だから、群れから逸れて追われて逃げているベイトを演出するためにルアーをポイントの少し手前で大きくワンアクション入れた後にルアーをゆっくりと漂わすようにポイントに送り込んで使う。そうする事によりレンジ操作と自分が理想とする魚に食わせる動きを出しやすいのだ。

ルアーをとにかく動かし過ぎると釣れない。ルアーを動かさずにレンジ、水面下30センチを引くことが出来るのが腕と言う。

このTKF-130はそれが最もやりやすいルアーなのだ。

サラシが薄い時は水面直下にルアーを通し、サラシが深くて厚いのならもう少し深いレンジを引く。結局はスズキが水面で食うと言う事は見切りしにくいレンジであり、捕食しやすいレンジと言う事だ。

最初のポイントでは2度小型のヒラスズキのバイトがあったが、このポイントは後でゆっくりと攻める事にして小田氏は対岸にある独立した磯に泳いで渡った。そしてノコギリの歯のような磯の高場を歩いて行き先端に出た。その沖は波が沈み根にぶち当たり大きく広いサラシが広がる。いかにも、数匹のヒラスズキがいそうなポイントだ。

波のタイミングを計りサラシが広がり落ち着いた3投目、小型のヒラスズキがヒットした。磯際に寄せてフックのかかり具合を確認してから磯の上に抜き上げた。

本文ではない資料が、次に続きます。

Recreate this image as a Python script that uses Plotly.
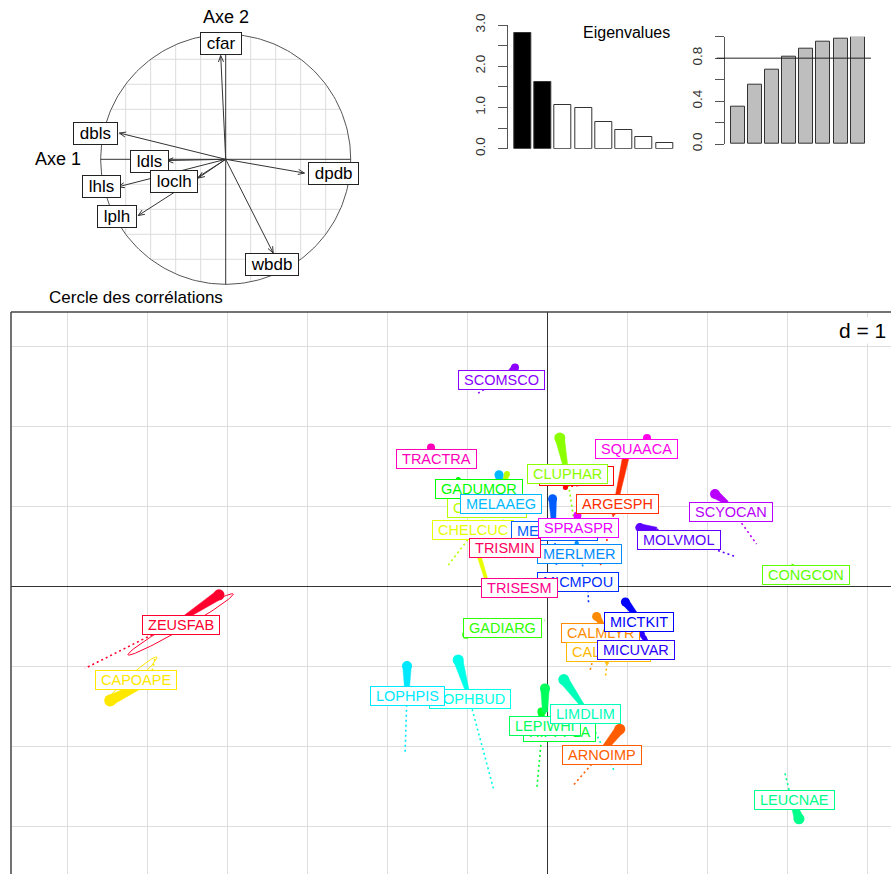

「ヤッタ〜!」小型だかシルバーメタリックに輝く美しいヒラスズキだ。

1投目にTKF-130でバイトがあったがサラシが薄いのでBKS-125のリップレスに変えた。これは小田氏が20年以上前からリップを削って使っている最もお気に入りのルアーでシンキングながらゆっくりと巻いてもあまり沈まない。使いこなせば動きはナチュラルでレンジ操作がしやすいし、波動を小さく見せてサラシが薄くても魚に食わせやすい。

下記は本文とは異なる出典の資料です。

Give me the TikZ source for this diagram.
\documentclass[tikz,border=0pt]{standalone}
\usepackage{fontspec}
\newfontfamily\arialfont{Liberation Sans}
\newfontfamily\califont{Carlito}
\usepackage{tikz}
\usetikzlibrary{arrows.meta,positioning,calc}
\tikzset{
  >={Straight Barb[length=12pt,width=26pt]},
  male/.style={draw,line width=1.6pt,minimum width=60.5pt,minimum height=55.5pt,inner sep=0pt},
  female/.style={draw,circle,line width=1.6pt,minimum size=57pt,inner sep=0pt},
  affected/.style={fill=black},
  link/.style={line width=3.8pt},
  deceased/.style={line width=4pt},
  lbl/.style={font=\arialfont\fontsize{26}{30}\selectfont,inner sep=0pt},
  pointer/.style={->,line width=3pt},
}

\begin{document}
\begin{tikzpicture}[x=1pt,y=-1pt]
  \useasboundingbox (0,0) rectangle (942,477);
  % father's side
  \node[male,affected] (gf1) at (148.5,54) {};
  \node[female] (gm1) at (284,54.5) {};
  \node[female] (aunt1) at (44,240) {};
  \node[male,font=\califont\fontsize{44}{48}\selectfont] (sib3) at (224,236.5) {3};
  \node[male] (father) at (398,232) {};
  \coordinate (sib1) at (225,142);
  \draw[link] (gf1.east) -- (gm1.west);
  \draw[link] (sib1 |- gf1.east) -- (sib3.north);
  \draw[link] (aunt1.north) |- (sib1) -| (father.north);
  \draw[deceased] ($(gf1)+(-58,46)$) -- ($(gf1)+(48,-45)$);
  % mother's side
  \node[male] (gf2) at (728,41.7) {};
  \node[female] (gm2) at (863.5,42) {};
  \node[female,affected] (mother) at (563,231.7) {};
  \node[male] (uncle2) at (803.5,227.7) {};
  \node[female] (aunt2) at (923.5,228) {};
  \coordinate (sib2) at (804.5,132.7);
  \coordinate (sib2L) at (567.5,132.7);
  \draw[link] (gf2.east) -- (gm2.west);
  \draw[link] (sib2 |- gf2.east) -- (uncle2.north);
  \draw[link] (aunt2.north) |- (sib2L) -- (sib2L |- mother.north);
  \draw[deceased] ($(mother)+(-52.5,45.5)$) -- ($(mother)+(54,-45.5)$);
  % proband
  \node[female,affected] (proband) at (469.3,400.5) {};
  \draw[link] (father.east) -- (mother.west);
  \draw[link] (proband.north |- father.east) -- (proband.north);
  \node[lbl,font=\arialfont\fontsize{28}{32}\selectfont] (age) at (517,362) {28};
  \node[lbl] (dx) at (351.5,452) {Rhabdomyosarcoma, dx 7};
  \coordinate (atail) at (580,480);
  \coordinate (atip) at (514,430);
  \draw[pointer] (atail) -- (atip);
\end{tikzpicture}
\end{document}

今日は大きな波が来ないので薄いサラシは広がるけどルアーの動きを少し抑えた方が良いと思いBKS-125を選んだとの事で、ただこのルアーを使いこなすにはルアーを操作している時の手の感覚が大切でロッドの感度も必要になってくるのだ。写真を撮り魚をリリースしてから再び彼は独立磯の先端に立つ。

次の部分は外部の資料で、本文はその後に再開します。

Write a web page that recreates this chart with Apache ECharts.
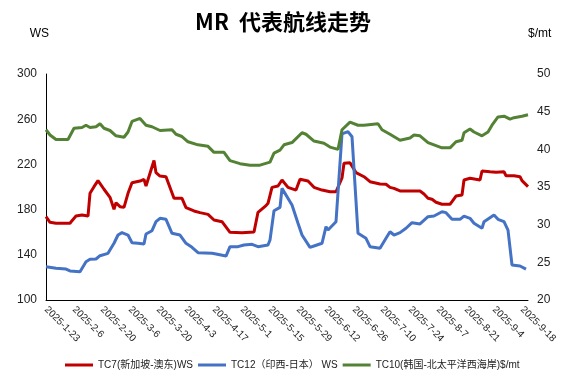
<!DOCTYPE html>
<html>
<head>
<meta charset="utf-8">
<script src="https://cdn.jsdelivr.net/npm/echarts@6/dist/echarts.min.js"></script>
<style>html,body{margin:0;padding:0;background:#fff}#c{width:566px;height:385px}</style>
</head>
<body>
<div id="c"></div>
<script>
const xTickLabels = ['2025-1-23','2025-2-6','2025-2-20','2025-3-6','2025-3-20','2025-4-3','2025-4-17','2025-5-1','2025-5-15','2025-5-29','2025-6-12','2025-6-26','2025-7-10','2025-7-24','2025-8-7','2025-8-21','2025-9-4','2025-9-18'];
const seriesNames = ['TC7(新加坡-澳东)WS','TC12（印西-日本） WS','TC10(韩国-北太平洋西海岸)$/mt'];

const tc7Dates = ['2025-1-23','2025-1-25','2025-1-28','2025-2-4','2025-2-5','2025-2-7','2025-2-10','2025-2-13','2025-2-14','2025-2-16','2025-2-18','2025-2-21','2025-2-24','2025-2-26','2025-2-27','2025-3-1','2025-3-3','2025-3-5','2025-3-7','2025-3-11','2025-3-13','2025-3-14','2025-3-18','2025-3-19','2025-3-21','2025-3-24','2025-3-28','2025-4-1','2025-4-3','2025-4-7','2025-4-10','2025-4-14','2025-4-17','2025-4-21','2025-4-25','2025-5-1','2025-5-7','2025-5-9','2025-5-13','2025-5-14','2025-5-16','2025-5-19','2025-5-21','2025-5-24','2025-5-28','2025-5-30','2025-6-3','2025-6-6','2025-6-10','2025-6-14','2025-6-17','2025-6-20','2025-6-21','2025-6-24','2025-6-25','2025-6-27','2025-7-1','2025-7-4','2025-7-9','2025-7-12','2025-7-14','2025-7-16','2025-7-19','2025-7-29','2025-7-31','2025-8-2','2025-8-4','2025-8-6','2025-8-9','2025-8-13','2025-8-14','2025-8-16','2025-8-19','2025-8-20','2025-8-23','2025-8-28','2025-8-29','2025-9-2','2025-9-5','2025-9-9','2025-9-10','2025-9-14','2025-9-17','2025-9-18','2025-9-21'];
const tc7Values = [173.7,168.8,167.9,167.9,170.2,174.3,175.2,174.3,194.4,200.3,205.6,198,190.9,180.3,186.1,182.6,182.0,194.4,203.8,205.3,206.8,200.9,223.5,212.7,209.7,209.1,190,190,181.7,178.8,177.3,175.8,170.8,169.3,159.9,159.6,160.2,177.6,183.5,185.6,199.7,200.9,206.2,199.7,197.3,206.8,205.3,199.7,197.3,195.8,195.8,208,221,221.5,222.4,212.7,209.1,204.7,202.7,202.4,199.7,198.8,196.5,196.5,193.8,190,189.1,186.5,184.7,184.7,187,192,192.9,206.2,207.7,206.2,214.2,213.5,213,213.5,210,210,209.1,205.6,200.3];

const tc12Dates = ['2025-1-23','2025-1-28','2025-2-2','2025-2-4','2025-2-9','2025-2-12','2025-2-14','2025-2-17','2025-2-19','2025-2-23','2025-2-26','2025-2-28','2025-3-2','2025-3-5','2025-3-7','2025-3-10','2025-3-13','2025-3-14','2025-3-17','2025-3-19','2025-3-21','2025-3-24','2025-3-27','2025-3-31','2025-4-3','2025-4-6','2025-4-9','2025-4-16','2025-4-18','2025-4-23','2025-4-25','2025-4-29','2025-5-2','2025-5-6','2025-5-9','2025-5-14','2025-5-15','2025-5-17','2025-5-20','2025-5-21','2025-5-26','2025-5-29','2025-5-31','2025-6-4','2025-6-6','2025-6-10','2025-6-12','2025-6-13','2025-6-17','2025-6-20','2025-6-23','2025-6-24','2025-6-25','2025-6-28','2025-7-2','2025-7-4','2025-7-9','2025-7-12','2025-7-14','2025-7-16','2025-7-19','2025-7-22','2025-7-25','2025-7-29','2025-8-2','2025-8-5','2025-8-9','2025-8-11','2025-8-14','2025-8-18','2025-8-20','2025-8-23','2025-8-25','2025-8-29','2025-8-30','2025-9-4','2025-9-6','2025-9-9','2025-9-11','2025-9-13','2025-9-17','2025-9-20'];
const tc12Values = [129.5,128.1,127.4,125.7,125,133.9,136,136.3,139.2,141.3,150.2,157.5,159.6,157.5,150.7,150.2,149.6,158.4,161.3,169.3,172.3,171.4,159,157.5,150.2,146.6,141.9,141.3,140.7,138.9,147.2,147.2,148.7,149.3,147.2,148.7,153.1,179,182,198.8,184.1,167.9,157.5,146.6,147.8,150.2,164.9,161.9,169.3,247,249,250.5,244.5,159,154.6,147.2,145.8,154.6,160.4,157.5,159.6,163.5,168.4,167.3,173.7,174.3,178.1,177.3,171.4,171.4,174.3,172.3,167.9,163.5,169.3,175.2,171.4,169.3,161.9,131,130.1,127.4];

const tc10Dates = ['2025-1-23','2025-1-25','2025-1-28','2025-2-3','2025-2-6','2025-2-10','2025-2-12','2025-2-14','2025-2-17','2025-2-19','2025-2-21','2025-2-24','2025-2-27','2025-3-3','2025-3-5','2025-3-7','2025-3-11','2025-3-12','2025-3-14','2025-3-17','2025-3-21','2025-3-27','2025-3-29','2025-4-1','2025-4-4','2025-4-9','2025-4-14','2025-4-17','2025-4-22','2025-4-25','2025-4-30','2025-5-5','2025-5-10','2025-5-15','2025-5-17','2025-5-20','2025-5-22','2025-5-26','2025-5-31','2025-6-2','2025-6-6','2025-6-11','2025-6-14','2025-6-18','2025-6-20','2025-6-24','2025-6-28','2025-7-1','2025-7-8','2025-7-10','2025-7-14','2025-7-19','2025-7-24','2025-7-26','2025-7-29','2025-8-2','2025-8-5','2025-8-9','2025-8-13','2025-8-16','2025-8-19','2025-8-20','2025-8-23','2025-8-25','2025-8-29','2025-9-1','2025-9-3','2025-9-6','2025-9-9','2025-9-12','2025-9-14','2025-9-18','2025-9-21'];
const tc10Values = [42.6,41.9,41.3,41.3,42.8,42.9,43.2,42.9,43.0,43.4,42.8,42.5,41.8,41.6,42.3,43.7,44.1,43.9,43.2,43.0,42.5,42.6,42.0,41.7,41.0,40.6,40.4,39.6,39.6,38.5,38.1,37.9,37.9,38.3,39.5,39.9,40.6,40.9,42.2,42.0,41.1,40.8,40.3,40.0,42.6,43.6,43.2,43.2,43.4,42.6,42.0,41.2,41.5,41.9,41.8,40.9,40.6,40.2,40.2,41.0,41.2,42.2,42.7,42.3,41.8,42.3,43.2,44.3,44.4,44.0,44.2,44.4,44.6];

const base = Date.UTC(2025, 0, 23);
function dayOf(s) {
  const p = s.split('-').map(Number);
  return Math.round((Date.UTC(p[0], p[1] - 1, p[2]) - base) / 86400000);
}
function pairs(dates, vals) { return dates.map((d, i) => [dayOf(d), vals[i]]); }

const FONT = 'Liberation Sans, "Noto Sans CJK SC", sans-serif';
const chart = echarts.init(document.getElementById('c'), null, {renderer: 'canvas'});
chart.setOption({
  animation: false,
  title: {
    text: 'MR  代表航线走势', left: 'center', top: 6,
    textStyle: {fontSize: 22, fontWeight: 'bold', color: '#000', fontFamily: '"Noto Sans CJK SC", sans-serif'}
  },
  grid: {left: 46, right: 38, top: 74, bottom: 85},
  legend: {
    top: 355, left: 60, icon: 'rect', itemWidth: 28, itemHeight: 3, itemGap: 5,
    textStyle: {fontSize: 10, color: '#222', fontFamily: FONT},
    data: seriesNames
  },
  xAxis: {
    type: 'value', min: 0, max: 241, interval: 14,
    axisLine: {show: true, lineStyle: {color: '#000', width: 1}},
    axisTick: {show: false}, splitLine: {show: false},
    axisLabel: {
      rotate: -45, fontSize: 10, color: '#222', fontFamily: FONT, margin: 8,
      showMaxLabel: false,
      formatter: v => (v % 14 === 0 && xTickLabels[v / 14]) ? xTickLabels[v / 14] : ''
    }
  },
  yAxis: [
    {
      type: 'value', min: 100, max: 300, interval: 40, name: 'WS',
      nameLocation: 'end', nameGap: 34, nameTextStyle: {fontSize: 12, color: '#000', fontFamily: FONT, align: 'right', padding: [0, -3, 0, 0]},
      axisLine: {show: true, lineStyle: {color: '#000', width: 1}},
      axisTick: {show: false}, splitLine: {show: false},
      axisLabel: {fontSize: 12, color: '#222', fontFamily: FONT, margin: 9}
    },
    {
      type: 'value', min: 20, max: 50, interval: 5, name: '$/mt',
      nameLocation: 'end', nameGap: 34, nameTextStyle: {fontSize: 12, color: '#000', fontFamily: FONT, align: 'left'},
      axisLine: {show: false}, axisTick: {show: false}, splitLine: {show: false},
      axisLabel: {fontSize: 12, color: '#222', fontFamily: FONT, margin: 9}
    }
  ],
  series: [
    {name: seriesNames[0], type: 'line', yAxisIndex: 0, data: pairs(tc7Dates, tc7Values), showSymbol: false, lineStyle: {color: '#C00000', width: 3}, itemStyle: {color: '#C00000'}},
    {name: seriesNames[1], type: 'line', yAxisIndex: 0, data: pairs(tc12Dates, tc12Values), showSymbol: false, lineStyle: {color: '#4472C4', width: 3}, itemStyle: {color: '#4472C4'}},
    {name: seriesNames[2], type: 'line', yAxisIndex: 1, data: pairs(tc10Dates, tc10Values), showSymbol: false, lineStyle: {color: '#548235', width: 3}, itemStyle: {color: '#548235'}}
  ]
});
</script>
</body>
</html>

再びBKS-125をサラシの中のポイントにキャストする。2投目、ルアーにバイトした魚に大きく合わせたがフッキングならず。

4投目、今度はしっかりとルアーを食わせた。魚は何度も水面に出てエラ洗いを繰り返す。

興奮して私はカメラのシャッターを切る。

「バレるな!バレるな!絶対に獲ってほしい。」

波打ち際でも海面に出てエラ洗いを繰り返す。しかし、BKS-125の3本のフックはしっかりとヒラスズキの顎を捉えていた。

そして、波打ち際まで降りていった小田氏のグリップがしっかりと魚の口を捉えた。

「ヤッター!」磯のてっぺんで万歳を繰り返す小田氏。

私もこんなに嬉しい事はない!「でかした!でかした!」

しっかりと小田氏とヒラスズキの写真を撮り、魚に感謝してリリースした。

その後は私は小田氏のロッドを借りてTKF-130の泳がせ方を教えてもらった。一度ヒラスズキがルアーに乗ったがすぐ様バレてしまった。

その後、彼はレジスタンス バルチャー120でサラシの薄いところやサラシの切れ目にキャストしてトップウォーターゲームを楽しんでいた。

「バルチャーのドッグウォークで3回もバイトがあったよ!」と2人共に楽しんで清々しい気分で車に戻った。

「やっぱり釣りの前に月山神社でお祈りしたのが良かった!」と帰りも立ち寄って、今度は賽銭箱に百円入れて取材の大成功を報告する2人だった。